ISIS Y EL SUICIDIO DE OCCIDENTE
De la decadencia al suicidio de Occidente, es decir, del
diagnóstico de Spengler al de Solzhenitsyn debieron correr unas pocas
décadas y unas cuantas comprobaciones del agravarse el cuadro. Lo que ni
el más sombrío de los pronósticos iba a prever es que el suicidio de
Occidente ocurriría no por mano propia, sino -con el mayor de los
cinismos- armando sicarios de ajena estirpe para tal fin. Poniéndole a
Mustafá la cuchilla del carnicero entre las manos para luego ofrecerle
la propia yugular, la de los propios hijos y aun la de los ancestros, si
fuese posible revivirlos.
Así, y confirmando todos los rumores, por estos días se difundió la noticia del derribo, por parte de las fuerzas de defensa iraquíes, de dos aviones británicos que ministraban armas a terroristas. Esto de alimentar al ISIS
será una táctica de sutilísimo maquiavelismo para mantener el caos en
Medio Oriente a los fines de asegurar el negocio petrolero, según dicen
diversos entendidos, presunción apuntalada por la experiencia de la
inescrupulosidad que permea la política exterior de EEUU y la OTAN.

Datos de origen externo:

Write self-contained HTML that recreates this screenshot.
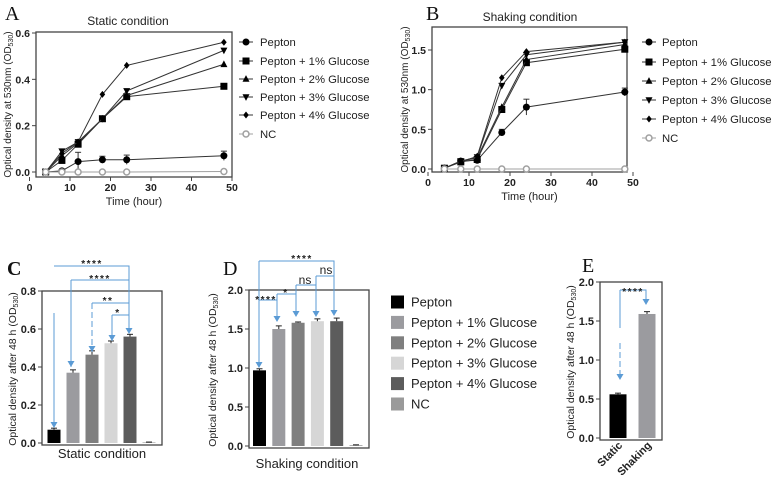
<!DOCTYPE html>
<html><head><meta charset="utf-8"><style>
html,body{margin:0;padding:0;background:#fff;width:777px;height:479px;overflow:hidden}
svg{display:block;font-family:"Liberation Sans",Arial,sans-serif}
</style></head><body>
<svg id="fig" width="777" height="479" viewBox="0 0 777 479"></svg>
<script>
// ---------- data ----------
const times = [4, 8, 12, 18, 24, 48];
const seriesNames = ["Pepton", "Pepton + 1% Glucose", "Pepton + 2% Glucose", "Pepton + 3% Glucose", "Pepton + 4% Glucose", "NC"];
const staticPepton = [0, 0.005, 0.045, 0.053, 0.053, 0.07];
const static1 = [0, 0.05, 0.12, 0.23, 0.325, 0.37];
const static2 = [0, 0.07, 0.125, 0.23, 0.33, 0.465];
const static3 = [0, 0.09, 0.13, 0.23, 0.35, 0.525];
const static4 = [0, 0.08, 0.13, 0.335, 0.46, 0.56];
const staticNC = [0, 0, 0, 0, 0, 0.002];
const staticPeptonErr = [0, 0.005, 0.04, 0.015, 0.02, 0.02];
const shakePepton = [0.01, 0.1, 0.11, 0.46, 0.78, 0.97];
const shake1 = [0.01, 0.09, 0.12, 0.75, 1.34, 1.51];
const shake2 = [0.01, 0.1, 0.14, 0.78, 1.38, 1.57];
const shake3 = [0.01, 0.1, 0.15, 1.05, 1.44, 1.6];
const shake4 = [0.01, 0.09, 0.16, 1.15, 1.48, 1.6];
const shakeNC = [0, 0, 0, 0, 0, 0];
const shakePeptonErr = [0, 0.01, 0.02, 0.04, 0.1, 0.05];
const barCats = ["Pepton", "Pepton + 1% Glucose", "Pepton + 2% Glucose", "Pepton + 3% Glucose", "Pepton + 4% Glucose", "NC"];
const barColors = ["#000000", "#9b9b9f", "#7f7f7f", "#d6d6d6", "#5c5c5c", "#9a9a9a"];
const staticBars = [0.07, 0.37, 0.465, 0.525, 0.56, 0.003];
const staticBarErr = [0.008, 0.015, 0.02, 0.012, 0.012, 0.002];
const shakeBars = [0.97, 1.5, 1.58, 1.6, 1.6, 0.01];
const shakeBarErr = [0.02, 0.04, 0.01, 0.03, 0.04, 0.005];
const eCats = ["Static", "Shaking"];
const eBars = [0.56, 1.59];
const eErr = [0.015, 0.03];
const ticksA = [0, 0.2, 0.4, 0.6];
const ticksB = [0, 0.5, 1.0, 1.5];
const ticksX = [0, 10, 20, 30, 40, 50];
const ticksC = [0, 0.2, 0.4, 0.6, 0.8];
const ticksD = [0, 0.5, 1.0, 1.5, 2.0];

// ---------- helpers ----------
const NS = "http://www.w3.org/2000/svg";
const svg = document.getElementById("fig");
function mk(tag, attrs, parent) {
  const e = document.createElementNS(NS, tag);
  for (const k in attrs) e.setAttribute(k, attrs[k]);
  (parent || svg).appendChild(e);
  return e;
}
function txt(s, attrs, parent) { const t = mk("text", attrs, parent); t.textContent = s; return t; }
function lin(d0, d1, r0, r1) { return v => r0 + (v - d0) * (r1 - r0) / (d1 - d0); }
const BLUE = "#5b9bd5";

function marker(g, type, x, y, s) {
  let e;
  if (type === 0) e = mk("circle", {cx: x, cy: y, r: s, fill: "#000"}, g);
  else if (type === 1) e = mk("rect", {x: x - s, y: y - s, width: 2 * s, height: 2 * s, fill: "#000"}, g);
  else if (type === 2) e = mk("path", {d: `M${x},${y - s * 1.1}L${x + s},${y + s * 0.8}L${x - s},${y + s * 0.8}Z`, fill: "#000"}, g);
  else if (type === 3) e = mk("path", {d: `M${x},${y + s * 1.1}L${x + s},${y - s * 0.8}L${x - s},${y - s * 0.8}Z`, fill: "#000"}, g);
  else if (type === 4) e = mk("path", {d: `M${x},${y - s}L${x + s * 0.8},${y}L${x},${y + s}L${x - s * 0.8},${y}Z`, fill: "#000"}, g);
  else e = mk("circle", {cx: x, cy: y, r: s * 0.85, fill: "#fff", stroke: "#a0a0a0", "stroke-width": 1.5}, g);
  return e;
}

function yLabel(x, cy, size) {
  const t = mk("text", {transform: `translate(${x},${cy}) rotate(-90)`, "text-anchor": "middle", "font-size": size, fill: "#222"});
  
  
  return t;
}
function addOD(t, prefix) {
  t.appendChild(document.createTextNode(prefix + " (OD"));
  const s = document.createElementNS(NS, "tspan"); s.setAttribute("font-size", "7"); s.setAttribute("dy", "2"); s.textContent = "530"; t.appendChild(s);
  const s2 = document.createElementNS(NS, "tspan"); s2.setAttribute("dy", "-2"); s2.textContent = ")"; t.appendChild(s2);
}

// ---------- line panels ----------
function linePanel(o) {
  const g = mk("g", {});
  
  
  const X = lin(10, 50, o.x10, o.x50), Y = lin(0, o.yt, o.y0, o.yT);
  const letter = txt(o.letter, {x: o.lx, y: 20, "font-family": "Liberation Serif, serif", "font-size": 20, fill: "#111"}, g);
  
  
  const title = txt(o.title, {x: o.tx, y: o.ty, "text-anchor": "middle", "font-size": 12, fill: "#222"}, g);
  
  
  const box = mk("rect", {x: o.bl, y: o.bt, width: o.br - o.bl, height: o.bb - o.bt, fill: "none", stroke: "#444", "stroke-width": 1.3}, g);
  
  
  o.yticks.forEach(v => {
    mk("line", {x1: o.bl - 4, x2: o.bl, y1: Y(v), y2: Y(v), stroke: "#444"}, g);
    const t = txt(v.toFixed(1), {x: o.bl - 6, y: Y(v) + 4, "text-anchor": "end", "font-size": 10.5, "font-weight": "bold", fill: "#222"}, g);
    
    
  });
  ticksX.forEach(v => {
    mk("line", {x1: X(v), x2: X(v), y1: o.bb, y2: o.bb + 4, stroke: "#444"}, g);
    const t = txt(String(v), {x: X(v), y: o.bb + 14, "text-anchor": "middle", "font-size": 10.5, "font-weight": "bold", fill: "#222"}, g);
    
    
  });
  const xt = txt("Time (hour)", {x: (o.bl + o.br) / 2, y: o.bb + 28, "text-anchor": "middle", "font-size": 11, fill: "#222"}, g);
  
  
  const yl = yLabel(o.ylx, (o.bt + o.bb) / 2, 10);
  addOD(yl, "Optical density at 530nm");
  o.series.forEach((s, i) => {
    const sg = mk("g", {}, g);
    
    
    const col = i === 5 ? "#a0a0a0" : "#333";
    const pts = times.map((t, j) => X(t) + "," + Y(s[j])).join(" ");
    const pl = mk("polyline", {points: pts, fill: "none", stroke: col, "stroke-width": 1}, sg);
    
    
    if (i === 0) {
      o.err.forEach((e, j) => {
        if (e > 0) {
          mk("line", {x1: X(times[j]), x2: X(times[j]), y1: Y(s[j] - e), y2: Y(s[j] + e), stroke: "#333"}, sg);
          mk("line", {x1: X(times[j]) - 3, x2: X(times[j]) + 3, y1: Y(s[j] + e), y2: Y(s[j] + e), stroke: "#333"}, sg);
        }
      });
    }
    times.forEach((t, j) => {
      const m = marker(sg, i, X(t), Y(s[j]), 3.5);
      
      
    });
  });
  seriesNames.forEach((n, i) => {
    const y = o.legY[i];
    const lg = mk("g", {}, g);
    
    
    mk("line", {x1: o.legX - 7, x2: o.legX + 7, y1: y, y2: y, stroke: i === 5 ? "#a0a0a0" : "#333"}, lg);
    marker(lg, i, o.legX, y, 3.5);
    txt(n, {x: o.legTx, y: y + 4, "font-size": 11.3, fill: "#222"}, lg);
  });
}
linePanel({name: "panel-a-static-line-chart", letter: "A", lx: 5, title: "Static condition", tx: 128, ty: 25,
  x10: 70, x50: 232, y0: 172, yT: 33, yt: 0.6, bl: 36, br: 232, bt: 32, bb: 177, yticks: ticksA,
  ylx: 11, series: [staticPepton, static1, static2, static3, static4, staticNC], err: staticPeptonErr,
  legX: 246, legTx: 260, legY: [42, 61, 79, 97, 115, 134]});
linePanel({name: "panel-b-shaking-line-chart", letter: "B", lx: 426, title: "Shaking condition", tx: 530, ty: 21,
  x10: 469, x50: 633, y0: 169, yT: 50, yt: 1.5, bl: 432, br: 627, bt: 27, bb: 172, yticks: ticksB,
  ylx: 408, series: [shakePepton, shake1, shake2, shake3, shake4, shakeNC], err: shakePeptonErr,
  legX: 649, legTx: 662, legY: [42, 62, 81, 100, 119, 138]});

// ---------- bar panels ----------
function barPanel(o) {
  const g = mk("g", {});
  
  
  const Y = lin(0, o.ymax, o.y0, o.yT);
  const letter = txt(o.letter, {x: o.lx, y: o.ly, "font-family": "Liberation Serif, serif", "font-size": 20, fill: "#111", "font-weight": o.letter === "C" ? "bold" : "normal"}, g);
  
  
  const box = mk("rect", {x: o.bl, y: o.yT, width: o.br - o.bl, height: o.y0 - o.yT + 2, fill: "none", stroke: "#444", "stroke-width": 1.3}, g);
  
  
  o.yticks.forEach(v => {
    mk("line", {x1: o.bl - 4, x2: o.bl, y1: Y(v), y2: Y(v), stroke: "#444"}, g);
    const t = txt(v.toFixed(1), {x: o.bl - 6, y: Y(v) + 4, "text-anchor": "end", "font-size": 11, "font-weight": "bold", fill: "#222"}, g);
    
    
  });
  const yl = yLabel(o.ylx, (o.yT + o.y0) / 2 + 2, 10.5);
  addOD(yl, "Optical density after 48 h ");
  o.vals.forEach((v, i) => {
    const cx = o.x0 + i * o.step;
    const b = mk("rect", {x: cx - o.bw / 2, y: Y(v), width: o.bw, height: o.y0 - Y(v), fill: o.colors[i]}, g);
    
    
    const e = o.err[i];
    mk("line", {x1: cx, x2: cx, y1: Y(v), y2: Y(v + e), stroke: "#222"}, g);
    mk("line", {x1: cx - 3, x2: cx + 3, y1: Y(v + e), y2: Y(v + e), stroke: "#222"}, g);
  });
  if (o.xtitle) {
    const t = txt(o.xtitle, {x: o.xtx, y: o.xty, "text-anchor": "middle", "font-size": 13, fill: "#222"}, g);
    
    
  }
  return g;
}
const gc = barPanel({name: "panel-c-static-bars", letter: "C", lx: 7, ly: 275, ymax: 0.8, y0: 443, yT: 291, bl: 42, br: 162,
  yticks: ticksC, ylx: 16, vals: staticBars, err: staticBarErr, cats: barCats, colors: barColors, x0: 54, step: 19, bw: 13,
  xtitle: "Static condition", xtx: 102, xty: 458});
const gd = barPanel({name: "panel-d-shaking-bars", letter: "D", lx: 223, ly: 275, ymax: 2.0, y0: 446, yT: 290, bl: 249, br: 369,
  yticks: ticksD, ylx: 216, vals: shakeBars, err: shakeBarErr, cats: barCats, colors: barColors, x0: 259.5, step: 19.3, bw: 13,
  xtitle: "Shaking condition", xtx: 307, xty: 468});
const ge = barPanel({name: "panel-e-comparison-bars", letter: "E", lx: 582, ly: 272, ymax: 2.0, y0: 438, yT: 282, bl: 600, br: 662,
  yticks: ticksD, ylx: 574, vals: eBars, err: eErr, cats: eCats, colors: ["#000", "#9b9b9f"], x0: 618, step: 29, bw: 17});
eCats.forEach((c, i) => {
  const x = 618 + i * 29;
  const t = txt(c, {transform: `translate(${x + 5},${446}) rotate(-45)`, "text-anchor": "end", "font-size": 11, "font-weight": "bold", fill: "#222"}, ge);
  
  
});

// legend D
barCats.forEach((c, i) => {
  const y = 302 + i * 20.4;
  const lg = mk("g", {});
  
  
  mk("rect", {x: 391, y: y - 6.5, width: 13, height: 13, fill: barColors[i]}, lg);
  txt(c, {x: 411, y: y + 4.5, "font-size": 13, fill: "#222"}, lg);
});

// ---------- significance annotations ----------
function path(d, dashed, parent) {
  const p = mk("path", {d: d, fill: "none", stroke: BLUE, "stroke-width": 1, "stroke-dasharray": dashed ? "6,3" : "none"}, parent);
  
  
  return p;
}
function arrow(x, y, parent) {
  const a = mk("path", {d: `M${x - 3.5},${y - 6}L${x + 3.5},${y - 6}L${x},${y}Z`, fill: BLUE}, parent);
  
  
}
function star(s, x, y, parent) {
  const t = txt(s, {x: x, y: y, "text-anchor": "middle", "font-size": s === "ns" ? 12 : 10, "font-weight": s === "ns" ? "normal" : "bold", fill: "#222", "letter-spacing": s === "ns" ? 0 : 1.5}, parent);
  
  
}
// C
path("M54,266H129V328", false, gc); arrow(129, 334, gc);
path("M71,280H129", false, gc); path("M71,280V367", false, gc); arrow(71, 367, gc);
path("M92,303H129", false, gc); path("M92,303V352", true, gc); arrow(92, 352, gc);
path("M112,315H129", false, gc); path("M112,315V341", false, gc); arrow(112, 341, gc);
path("M54,313V422", false, gc); arrow(54, 428, gc);
star("****", 92, 267, gc); star("****", 100, 282, gc); star("**", 108, 304, gc); star("*", 118, 316, gc);
// D
path("M259,261H334V310", false, gd); arrow(334, 316, gd);
path("M259,261V362", false, gd); arrow(259, 368, gd);
path("M316,276H334", false, gd); path("M316,276V311", false, gd); arrow(316, 317, gd);
path("M296,285H316", false, gd); path("M296,285V311", false, gd); arrow(296, 317, gd);
path("M277,294H296", false, gd); path("M277,294V316", false, gd); arrow(277, 322, gd);
path("M259,300H277", false, gd);
star("****", 302, 262, gd); star("ns", 326, 274, gd); star("ns", 305, 284, gd); star("*", 286, 296, gd); star("****", 266, 303, gd);
// E
path("M620,290H646V299", false, ge); arrow(646, 305, ge);
path("M620,290V328", false, ge); path("M620,343V374", true, ge); arrow(620, 380, ge);
star("****", 633, 295, ge);
</script>
</body></html>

Pero huelga notar, sin merma de aquello, que se trata de una pirueta de
extremo riesgo, una apuesta de esas que, debido al margen de
imprevisibilidad de sus consecuencias (no siempre mansamente reductibles
a coordenadas económicas) asimilan al tahúr con el suicida.
Solzhenitsyn acertó al señalar al declive del coraje como el principal
de los síntomas de esa muerte anunciada del semimundo occidental: «tal
descenso de la valentía se nota particularmente en las élites
gobernantes e intelectuales y causa una impresión de cobardía en toda la
sociedad [...] Burócratas, políticos e intelectuales muestran esta
depresión, esta pasividad y esta perplejidad en sus acciones, en sus
declaraciones y más aún en sus auto-justificaciones tendientes a
demostrar cuán realista, razonable, inteligente y hasta moralmente
justificable resulta fundamentar políticas de Estado sobre la debilidad y
la cobardía. Y este declive de la valentía es acentuado irónicamente
por las explosiones ocasionales de cólera e inflexibilidad de parte de
los mismos funcionarios cuando tienen que tratar con gobiernos débiles,
con países que carecen de respaldo, o con corrientes desacreditadas,
claramente incapaces de ofrecer resistencia alguna. Pero quedan mudos y
paralizados cuando tienen que vérselas con gobiernos poderosos y fuerzas
amenazadoras, con agresores y con terroristas internacionales». Es la
huella que dejan en el ánimo dos siglos de liberalismo. Al ruso le
faltó, con todo, aplicarle el sayo a la dirigencia vaticana, de
fondillos no menos tiznados ante el peligro que los del peor de los
politicastros de estas postrimerías. Ya por tercera o cuarta vez desde
que se desató la crisis con estos sanguinarios se escuchó, al par del
Tíber, la balada irenista de rigor: ahora fue el Secretario de Estado,
cardenal Pietro Parolin, quien no encontró mejores paroline (palabritas) que las de «apoyar la intervención en Libia, pero bajo el paraguas de la ONU». Está claro que no son éstos tiempos de Cruzadas.
Los de ISIS reconocen la
defección de los nuestros y se embravecen aún más, como demonios. No
saciados de sangre, movidos por esa imbécil iconoclasia fomentada por el
Corán, que los hizo un pueblo incapaz de auténticas realizaciones
culturales, ahora la emprenden con el patrimonio escultórico de la
civilización sumeria. Obra demoníaca si las hay: a la aniquilación del
hombre por degüellos masivos y televisados le agregan la aniquilación de
todo rastro suyo, de la historia, de aquello que el tiempo arrollador e
inapelable había dejado respetuosamente en pie.